2. Availability (A): Every request (read or write) will receive a response, even if some nodes are down. The system remains operational and responsive, even during failures.
3. Partition Tolerance (P): The system can continue to function even if network partitions (communication breakdowns) occur between nodes. This ensures the system remains available and consistent despite network failures.

The CAP Theorem's Core Message

• You can only achieve two of the three guarantees (C, A, P) in any distributed system.
• If a system prioritizes Consistency and Availability, it may not handle Partition Tolerance effectively in the case of network failures.
• If a system prioritizes Availability and Partition Tolerance, it may sacrifice Consistency by allowing potentially stale or inconsistent data to be read during partitioning.
• If a system prioritizes Consistency and Partition Tolerance, it may become unavailable during network partitions because it sacrifices availability to maintain consistency.

CAP Theorem Trade-offs

The CAP Theorem implies that distributed systems must make trade-offs based on their requirements. Different databases and distributed systems handle the trade-offs differently based on the type of data, expected usage, and criticality of consistency or availability.

1. Consistency + Availability (CA):

• Characteristics: Guarantees that all nodes have the same data and are available to serve reads and writes. However, this doesn’t handle network partitions effectively.
• When to use: Systems with low likelihood of partitioning or where partitions are extremely rare, like small-scale distributed systems or systems on a single data center.
• Examples: Relational databases (non-distributed) often emphasize CA when they are not operating in a partition-prone environment.

2. Consistency + Partition Tolerance (CP):

• Characteristics: Guarantees that all nodes have the same data and can handle network partitions, but may become unavailable to ensure that no outdated or inconsistent data is read or written during partition events.
• When to use: Systems that require strong consistency even if it means they might become unavailable during network partitions (e.g., financial systems, transaction-heavy systems).
• Examples: HBase, Zookeeper.

3. Availability + Partition Tolerance (AP):

• Characteristics: Guarantees that the system remains available and responsive, even if network partitions occur, but may allow inconsistent data to be returned during such events. Over time, the system might reconcile this inconsistency, but during a partition, consistency is sacrificed.
• When to use: Systems that prioritize availability and can tolerate temporary inconsistency, like real-time analytics systems or systems where eventual consistency is acceptable.
• Examples: Cassandra, DynamoDB, Riak.

Impact of CAP Theorem on Distributed Systems

Understanding the CAP theorem is crucial for designing distributed systems. The trade-offs between consistency, availability, and partition tolerance guide decisions in architecture, system design, and data management.

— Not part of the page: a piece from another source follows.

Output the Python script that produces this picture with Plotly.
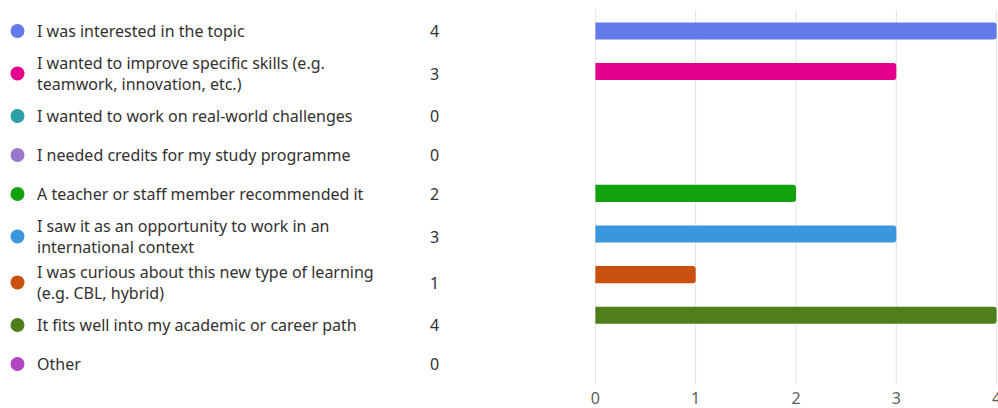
import plotly.graph_objects as go

# Survey: reasons for joining
reasons = [
    "I was interested in the topic",
    "I wanted to improve specific skills (e.g.<br>teamwork, innovation, etc.)",
    "I wanted to work on real-world challenges",
    "I needed credits for my study programme",
    "A teacher or staff member recommended it",
    "I saw it as an opportunity to work in an<br>international context",
    "I was curious about this new type of learning<br>(e.g. CBL, hybrid)",
    "It fits well into my academic or career path",
    "Other",
]
counts = [4, 3, 0, 0, 2, 3, 1, 4, 0]
colors = ["#6479EA", "#E3008C", "#2AA0A4", "#9A78C9", "#13A10E",
          "#3A96DD", "#CA5010", "#4F7F1B", "#B146C2"]
x_ticks = [0, 1, 2, 3, 4]

W, H = 998, 408
TOP, BOTTOM = 10, 23
FONT = "Noto Sans"
TEXT_COLOR = "#323130"
GRID = "#E1E1E1"

fig = go.Figure()

# bars
fig.add_trace(go.Bar(
    x=counts,
    y=list(range(len(counts))),
    orientation="h",
    marker=dict(color=colors, line=dict(width=0)),
    width=0.42,
    hoverinfo="skip",
    xaxis="x", yaxis="y",
))

# legend list on the left: row centres in screen pixels
line_counts = [r.count("<br>") + 1 for r in reasons]
row_h = {1: 39, 2: 46}
ys = []
y = 31
for i, n in enumerate(line_counts):
    if i > 0:
        y += (row_h[line_counts[i - 1]] + row_h[n]) / 2
    ys.append(y)

fig.add_trace(go.Scatter(
    x=[17.5] * len(reasons), y=ys, mode="markers",
    marker=dict(size=14, color=colors, line=dict(width=0)),
    hoverinfo="skip", xaxis="x2", yaxis="y2",
))

annotations = []
for r, c, yy in zip(reasons, counts, ys):
    annotations.append(dict(
        x=35, y=yy, xref="x2", yref="y2", text=r, showarrow=False,
        xanchor="left", yanchor="middle", align="left",
        font=dict(family=FONT, size=16, color=TEXT_COLOR),
    ))
    annotations.append(dict(
        x=434, y=yy, xref="x2", yref="y2", text=str(c), showarrow=False,
        xanchor="center", yanchor="middle",
        font=dict(family=FONT, size=16, color=TEXT_COLOR),
    ))

# vertical grid lines at every tick, drawn under the bars
shapes = [
    dict(type="line", xref="x", yref="y domain", x0=t, x1=t, y0=0, y1=1,
         line=dict(color=GRID, width=1), layer="below")
    for t in x_ticks
]

plot_w = W - 1
fig.update_layout(
    width=W, height=H,
    margin=dict(l=0, r=1, t=TOP, b=BOTTOM, pad=0, autoexpand=False),
    paper_bgcolor="white", plot_bgcolor="white",
    showlegend=False,
    barcornerradius=3,
    font=dict(family=FONT, size=16, color="#605E5C"),
    xaxis=dict(
        domain=[595 / plot_w, 1], range=[-0.004, 4.004],
        tickvals=x_ticks, ticktext=[str(t) for t in x_ticks],
        showgrid=False, zeroline=False,
        showline=False, ticks="", ticklabelstandoff=2,
        ticklabeloverflow="allow", automargin=False,
        tickfont=dict(family=FONT, size=16, color="#605E5C"),
        fixedrange=True,
    ),
    yaxis=dict(
        range=[8.719, -0.517], showgrid=False, zeroline=False,
        showticklabels=False, ticks="", showline=False, automargin=False,
    ),
    xaxis2=dict(domain=[0, 590 / plot_w], range=[0, 590], visible=False,
                anchor="y2"),
    yaxis2=dict(domain=[0, 1], range=[H - BOTTOM, TOP], visible=False,
                anchor="x2"),
    shapes=shapes,
    annotations=annotations,
)

fig.write_html("out.html")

1. System Design Decisions:
2. Availability vs. Consistency: In a high-availability system, the system may allow a read of stale data if it can keep the system up and running (e.g., reading data from a replica that hasn't been updated yet).
3. Eventual Consistency: In many distributed systems that favor AP (e.g., Cassandra, Amazon DynamoDB), consistency is sacrificed in favor of availability and partition tolerance. The system may reconcile discrepancies later through eventual consistency.

4. Consistency in CAP: Some systems like HBase or MongoDB offer tunable consistency settings, allowing developers to choose consistency levels that strike a balance between CAP guarantees.

5. Database Selection:

6. For transactional systems, databases often favor Consistency and Partition Tolerance (CP), ensuring that transactions are always consistent, even during network failures.

7. For large-scale distributed systems, databases often choose Availability and Partition Tolerance (AP). Systems like Cassandra are designed to be highly available and to function under network partitions, but with eventual consistency.

8. Latency Considerations:

9. In systems where availability is prioritized, the system may allow temporary discrepancies, which can lead to reduced latency for read and write operations.
10. In Consistency-focused systems, writes and reads may be delayed until the system can guarantee that the data is consistent across all nodes.

Real-world Implications of CAP Theorem

1. Social Media:

2. Platforms like Facebook or Twitter might use AP-based systems. They might return stale or inconsistent data in the case of a network partition but ensure that the system stays responsive for users.

3. E-commerce:

4. Amazon and similar platforms can tolerate temporary inconsistencies between inventory data and actual availability (for example, showing out-of-stock items as available). This gives them high availability and handles partitions well (AP).

5. Banking and Financial Systems:

6. For financial transactions, ensuring Consistency is critical (e.g., you wouldn’t want to double-charge a customer or allow contradictory records). These systems are usually designed to favor CP and sometimes become unavailable during network partitioning to maintain consistency.

7. IoT:

8. IoT systems often deal with a high volume of data but can tolerate temporary inconsistency, so they often favor AP systems like Cassandra or DynamoDB, with a focus on high availability and partition tolerance.

Summary of CAP Theorem's Implications

• Consistency is crucial when you need to ensure that all operations are accurate, such as financial transactions.
• Availability is critical for systems that cannot afford to be down or fail to serve requests.
• Partition Tolerance is necessary for systems distributed across multiple regions or that need to remain operational despite network failures.

When building a distributed system, understanding the CAP Theorem helps in determining how your system will behave under various network conditions and which guarantees are most important based on your use case. The trade-offs between Consistency, Availability, and Partition Tolerance are key in making design choices for the right database or architecture for your system.